PROBLEM: Each line of the material must be repeated precisely, with the pictures left out.

STORED RECORDS:
============

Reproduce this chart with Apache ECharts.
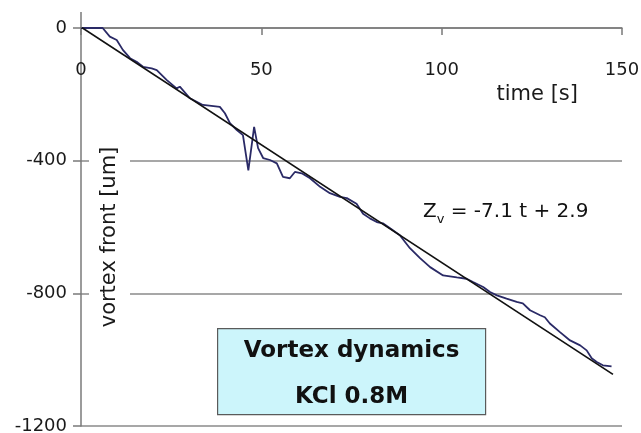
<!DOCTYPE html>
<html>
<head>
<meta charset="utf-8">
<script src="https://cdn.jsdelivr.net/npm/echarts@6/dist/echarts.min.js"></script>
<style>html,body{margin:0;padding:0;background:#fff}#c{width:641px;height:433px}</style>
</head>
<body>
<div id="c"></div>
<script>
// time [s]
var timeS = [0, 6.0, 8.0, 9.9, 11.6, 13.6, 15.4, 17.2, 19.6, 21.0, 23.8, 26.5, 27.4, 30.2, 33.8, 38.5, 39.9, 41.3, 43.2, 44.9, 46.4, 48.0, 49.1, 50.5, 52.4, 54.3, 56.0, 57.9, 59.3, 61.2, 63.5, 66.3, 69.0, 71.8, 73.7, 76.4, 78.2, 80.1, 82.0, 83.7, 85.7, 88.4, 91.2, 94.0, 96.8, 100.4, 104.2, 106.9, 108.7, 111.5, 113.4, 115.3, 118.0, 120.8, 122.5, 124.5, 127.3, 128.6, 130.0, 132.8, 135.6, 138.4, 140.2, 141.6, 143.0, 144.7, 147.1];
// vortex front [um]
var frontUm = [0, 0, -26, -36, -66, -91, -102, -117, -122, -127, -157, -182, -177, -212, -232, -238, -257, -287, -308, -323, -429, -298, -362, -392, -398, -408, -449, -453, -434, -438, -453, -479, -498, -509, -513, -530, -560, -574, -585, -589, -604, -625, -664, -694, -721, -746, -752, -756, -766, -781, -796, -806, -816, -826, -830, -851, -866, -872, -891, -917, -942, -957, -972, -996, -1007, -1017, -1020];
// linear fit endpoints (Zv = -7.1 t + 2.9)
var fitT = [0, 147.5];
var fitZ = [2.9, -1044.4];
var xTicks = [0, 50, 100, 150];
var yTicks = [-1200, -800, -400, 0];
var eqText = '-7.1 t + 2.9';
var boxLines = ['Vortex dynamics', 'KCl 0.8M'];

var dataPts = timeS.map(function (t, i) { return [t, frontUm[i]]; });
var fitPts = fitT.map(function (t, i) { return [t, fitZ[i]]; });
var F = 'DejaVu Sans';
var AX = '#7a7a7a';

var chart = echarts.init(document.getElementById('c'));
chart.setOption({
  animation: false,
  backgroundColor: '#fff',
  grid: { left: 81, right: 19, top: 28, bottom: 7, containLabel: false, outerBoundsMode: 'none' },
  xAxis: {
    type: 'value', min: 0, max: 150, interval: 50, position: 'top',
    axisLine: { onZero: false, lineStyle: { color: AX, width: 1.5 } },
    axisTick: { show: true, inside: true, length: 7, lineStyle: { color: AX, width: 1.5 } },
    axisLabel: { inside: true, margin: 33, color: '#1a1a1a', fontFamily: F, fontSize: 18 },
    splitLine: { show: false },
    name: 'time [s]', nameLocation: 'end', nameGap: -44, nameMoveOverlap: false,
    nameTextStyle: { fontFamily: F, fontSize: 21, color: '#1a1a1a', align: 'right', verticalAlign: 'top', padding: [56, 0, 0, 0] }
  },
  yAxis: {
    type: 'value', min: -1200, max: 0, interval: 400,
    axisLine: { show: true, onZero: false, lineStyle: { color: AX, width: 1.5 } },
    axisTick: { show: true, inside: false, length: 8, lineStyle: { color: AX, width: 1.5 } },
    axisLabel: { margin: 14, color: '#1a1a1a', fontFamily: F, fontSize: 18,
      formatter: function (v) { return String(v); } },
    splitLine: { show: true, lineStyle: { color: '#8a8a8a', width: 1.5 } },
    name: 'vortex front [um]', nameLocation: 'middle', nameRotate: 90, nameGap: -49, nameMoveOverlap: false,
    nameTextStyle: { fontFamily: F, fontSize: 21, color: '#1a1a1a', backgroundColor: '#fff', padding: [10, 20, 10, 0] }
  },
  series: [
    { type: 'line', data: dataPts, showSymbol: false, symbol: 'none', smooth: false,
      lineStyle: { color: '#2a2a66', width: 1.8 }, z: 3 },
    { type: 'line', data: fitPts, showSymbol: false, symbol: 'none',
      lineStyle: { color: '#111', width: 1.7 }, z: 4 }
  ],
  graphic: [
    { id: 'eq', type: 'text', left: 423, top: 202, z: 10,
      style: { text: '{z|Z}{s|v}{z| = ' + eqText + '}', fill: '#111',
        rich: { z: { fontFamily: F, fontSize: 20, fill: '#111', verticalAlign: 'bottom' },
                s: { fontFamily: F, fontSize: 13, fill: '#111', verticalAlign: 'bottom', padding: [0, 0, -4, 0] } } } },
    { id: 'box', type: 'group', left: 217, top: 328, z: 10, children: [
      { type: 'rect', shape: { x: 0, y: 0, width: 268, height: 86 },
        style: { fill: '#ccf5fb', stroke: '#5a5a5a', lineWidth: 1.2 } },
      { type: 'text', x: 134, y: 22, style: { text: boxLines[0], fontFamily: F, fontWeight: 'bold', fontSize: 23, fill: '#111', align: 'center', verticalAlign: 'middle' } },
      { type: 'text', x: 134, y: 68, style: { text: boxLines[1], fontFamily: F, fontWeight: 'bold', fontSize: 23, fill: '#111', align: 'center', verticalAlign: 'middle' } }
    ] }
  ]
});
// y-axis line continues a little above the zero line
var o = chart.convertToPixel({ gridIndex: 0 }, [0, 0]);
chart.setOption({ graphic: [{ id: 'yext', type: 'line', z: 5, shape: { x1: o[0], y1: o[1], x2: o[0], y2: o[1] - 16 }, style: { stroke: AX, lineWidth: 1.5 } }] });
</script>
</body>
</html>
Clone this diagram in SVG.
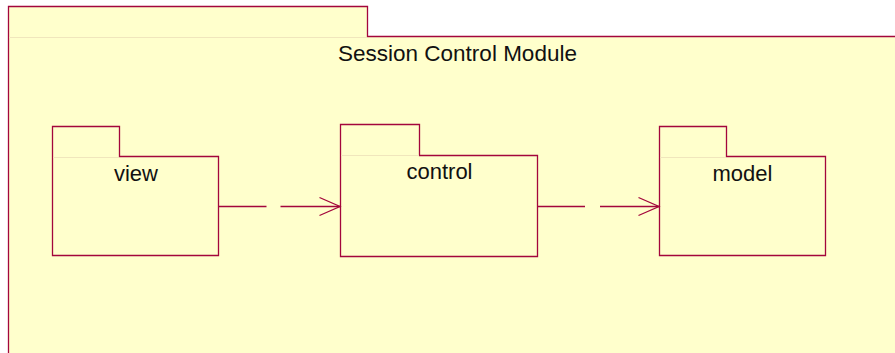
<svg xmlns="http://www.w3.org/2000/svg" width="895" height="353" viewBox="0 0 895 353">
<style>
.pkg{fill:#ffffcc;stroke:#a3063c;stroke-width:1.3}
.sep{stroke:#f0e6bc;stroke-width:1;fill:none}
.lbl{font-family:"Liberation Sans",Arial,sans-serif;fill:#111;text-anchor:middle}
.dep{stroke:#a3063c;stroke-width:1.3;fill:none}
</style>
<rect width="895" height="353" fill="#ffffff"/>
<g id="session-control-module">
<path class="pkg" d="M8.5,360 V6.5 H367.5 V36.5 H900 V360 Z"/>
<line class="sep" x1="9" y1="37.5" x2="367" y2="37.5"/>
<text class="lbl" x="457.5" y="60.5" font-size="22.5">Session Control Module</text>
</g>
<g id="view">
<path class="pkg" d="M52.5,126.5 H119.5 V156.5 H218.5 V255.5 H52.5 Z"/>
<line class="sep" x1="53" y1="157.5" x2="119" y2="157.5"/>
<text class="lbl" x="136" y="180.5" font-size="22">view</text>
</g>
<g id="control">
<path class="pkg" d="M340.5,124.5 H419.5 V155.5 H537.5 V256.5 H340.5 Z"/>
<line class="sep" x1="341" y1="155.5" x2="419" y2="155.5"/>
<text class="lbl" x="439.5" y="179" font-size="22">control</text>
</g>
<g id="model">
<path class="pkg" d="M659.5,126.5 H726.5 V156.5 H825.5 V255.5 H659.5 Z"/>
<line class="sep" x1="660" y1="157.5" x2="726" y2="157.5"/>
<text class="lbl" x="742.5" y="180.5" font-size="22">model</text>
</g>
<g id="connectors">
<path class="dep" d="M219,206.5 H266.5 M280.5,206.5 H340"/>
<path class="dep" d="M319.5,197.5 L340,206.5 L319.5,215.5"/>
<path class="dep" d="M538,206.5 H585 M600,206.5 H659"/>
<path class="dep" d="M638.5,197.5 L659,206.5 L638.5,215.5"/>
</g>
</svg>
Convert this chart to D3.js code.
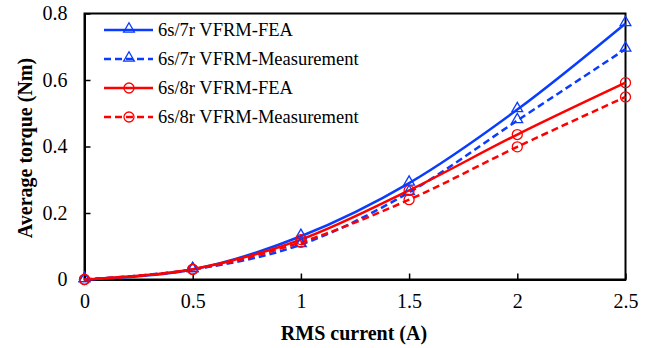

============

SOLUTION TO THE PROBLEM:
Reproduce this chart with Apache ECharts.
<!DOCTYPE html>
<html>
<head>
<meta charset="utf-8">
<script src="https://cdn.jsdelivr.net/npm/echarts@6/dist/echarts.min.js"></script>
<style>html,body{margin:0;padding:0;background:#fff}#c{width:641px;height:433px}</style>
</head>
<body>
<div id="c"></div>
<script>
// time [s]
var timeS = [0, 6.0, 8.0, 9.9, 11.6, 13.6, 15.4, 17.2, 19.6, 21.0, 23.8, 26.5, 27.4, 30.2, 33.8, 38.5, 39.9, 41.3, 43.2, 44.9, 46.4, 48.0, 49.1, 50.5, 52.4, 54.3, 56.0, 57.9, 59.3, 61.2, 63.5, 66.3, 69.0, 71.8, 73.7, 76.4, 78.2, 80.1, 82.0, 83.7, 85.7, 88.4, 91.2, 94.0, 96.8, 100.4, 104.2, 106.9, 108.7, 111.5, 113.4, 115.3, 118.0, 120.8, 122.5, 124.5, 127.3, 128.6, 130.0, 132.8, 135.6, 138.4, 140.2, 141.6, 143.0, 144.7, 147.1];
// vortex front [um]
var frontUm = [0, 0, -26, -36, -66, -91, -102, -117, -122, -127, -157, -182, -177, -212, -232, -238, -257, -287, -308, -323, -429, -298, -362, -392, -398, -408, -449, -453, -434, -438, -453, -479, -498, -509, -513, -530, -560, -574, -585, -589, -604, -625, -664, -694, -721, -746, -752, -756, -766, -781, -796, -806, -816, -826, -830, -851, -866, -872, -891, -917, -942, -957, -972, -996, -1007, -1017, -1020];
// linear fit endpoints (Zv = -7.1 t + 2.9)
var fitT = [0, 147.5];
var fitZ = [2.9, -1044.4];
var xTicks = [0, 50, 100, 150];
var yTicks = [-1200, -800, -400, 0];
var eqText = '-7.1 t + 2.9';
var boxLines = ['Vortex dynamics', 'KCl 0.8M'];

var dataPts = timeS.map(function (t, i) { return [t, frontUm[i]]; });
var fitPts = fitT.map(function (t, i) { return [t, fitZ[i]]; });
var F = 'DejaVu Sans';
var AX = '#7a7a7a';

var chart = echarts.init(document.getElementById('c'));
chart.setOption({
  animation: false,
  backgroundColor: '#fff',
  grid: { left: 81, right: 19, top: 28, bottom: 7, containLabel: false, outerBoundsMode: 'none' },
  xAxis: {
    type: 'value', min: 0, max: 150, interval: 50, position: 'top',
    axisLine: { onZero: false, lineStyle: { color: AX, width: 1.5 } },
    axisTick: { show: true, inside: true, length: 7, lineStyle: { color: AX, width: 1.5 } },
    axisLabel: { inside: true, margin: 33, color: '#1a1a1a', fontFamily: F, fontSize: 18 },
    splitLine: { show: false },
    name: 'time [s]', nameLocation: 'end', nameGap: -44, nameMoveOverlap: false,
    nameTextStyle: { fontFamily: F, fontSize: 21, color: '#1a1a1a', align: 'right', verticalAlign: 'top', padding: [56, 0, 0, 0] }
  },
  yAxis: {
    type: 'value', min: -1200, max: 0, interval: 400,
    axisLine: { show: true, onZero: false, lineStyle: { color: AX, width: 1.5 } },
    axisTick: { show: true, inside: false, length: 8, lineStyle: { color: AX, width: 1.5 } },
    axisLabel: { margin: 14, color: '#1a1a1a', fontFamily: F, fontSize: 18,
      formatter: function (v) { return String(v); } },
    splitLine: { show: true, lineStyle: { color: '#8a8a8a', width: 1.5 } },
    name: 'vortex front [um]', nameLocation: 'middle', nameRotate: 90, nameGap: -49, nameMoveOverlap: false,
    nameTextStyle: { fontFamily: F, fontSize: 21, color: '#1a1a1a', backgroundColor: '#fff', padding: [10, 20, 10, 0] }
  },
  series: [
    { type: 'line', data: dataPts, showSymbol: false, symbol: 'none', smooth: false,
      lineStyle: { color: '#2a2a66', width: 1.8 }, z: 3 },
    { type: 'line', data: fitPts, showSymbol: false, symbol: 'none',
      lineStyle: { color: '#111', width: 1.7 }, z: 4 }
  ],
  graphic: [
    { id: 'eq', type: 'text', left: 423, top: 202, z: 10,
      style: { text: '{z|Z}{s|v}{z| = ' + eqText + '}', fill: '#111',
        rich: { z: { fontFamily: F, fontSize: 20, fill: '#111', verticalAlign: 'bottom' },
                s: { fontFamily: F, fontSize: 13, fill: '#111', verticalAlign: 'bottom', padding: [0, 0, -4, 0] } } } },
    { id: 'box', type: 'group', left: 217, top: 328, z: 10, children: [
      { type: 'rect', shape: { x: 0, y: 0, width: 268, height: 86 },
        style: { fill: '#ccf5fb', stroke: '#5a5a5a', lineWidth: 1.2 } },
      { type: 'text', x: 134, y: 22, style: { text: boxLines[0], fontFamily: F, fontWeight: 'bold', fontSize: 23, fill: '#111', align: 'center', verticalAlign: 'middle' } },
      { type: 'text', x: 134, y: 68, style: { text: boxLines[1], fontFamily: F, fontWeight: 'bold', fontSize: 23, fill: '#111', align: 'center', verticalAlign: 'middle' } }
    ] }
  ]
});
// y-axis line continues a little above the zero line
var o = chart.convertToPixel({ gridIndex: 0 }, [0, 0]);
chart.setOption({ graphic: [{ id: 'yext', type: 'line', z: 5, shape: { x1: o[0], y1: o[1], x2: o[0], y2: o[1] - 16 }, style: { stroke: AX, lineWidth: 1.5 } }] });
</script>
</body>
</html>
Clone this diagram in SVG.
<svg xmlns="http://www.w3.org/2000/svg" width="895" height="353" viewBox="0 0 895 353">
<style>
.pkg{fill:#ffffcc;stroke:#a3063c;stroke-width:1.3}
.sep{stroke:#f0e6bc;stroke-width:1;fill:none}
.lbl{font-family:"Liberation Sans",Arial,sans-serif;fill:#111;text-anchor:middle}
.dep{stroke:#a3063c;stroke-width:1.3;fill:none}
</style>
<rect width="895" height="353" fill="#ffffff"/>
<g id="session-control-module">
<path class="pkg" d="M8.5,360 V6.5 H367.5 V36.5 H900 V360 Z"/>
<line class="sep" x1="9" y1="37.5" x2="367" y2="37.5"/>
<text class="lbl" x="457.5" y="60.5" font-size="22.5">Session Control Module</text>
</g>
<g id="view">
<path class="pkg" d="M52.5,126.5 H119.5 V156.5 H218.5 V255.5 H52.5 Z"/>
<line class="sep" x1="53" y1="157.5" x2="119" y2="157.5"/>
<text class="lbl" x="136" y="180.5" font-size="22">view</text>
</g>
<g id="control">
<path class="pkg" d="M340.5,124.5 H419.5 V155.5 H537.5 V256.5 H340.5 Z"/>
<line class="sep" x1="341" y1="155.5" x2="419" y2="155.5"/>
<text class="lbl" x="439.5" y="179" font-size="22">control</text>
</g>
<g id="model">
<path class="pkg" d="M659.5,126.5 H726.5 V156.5 H825.5 V255.5 H659.5 Z"/>
<line class="sep" x1="660" y1="157.5" x2="726" y2="157.5"/>
<text class="lbl" x="742.5" y="180.5" font-size="22">model</text>
</g>
<g id="connectors">
<path class="dep" d="M219,206.5 H266.5 M280.5,206.5 H340"/>
<path class="dep" d="M319.5,197.5 L340,206.5 L319.5,215.5"/>
<path class="dep" d="M538,206.5 H585 M600,206.5 H659"/>
<path class="dep" d="M638.5,197.5 L659,206.5 L638.5,215.5"/>
</g>
</svg>
Convert this chart to D3.js code.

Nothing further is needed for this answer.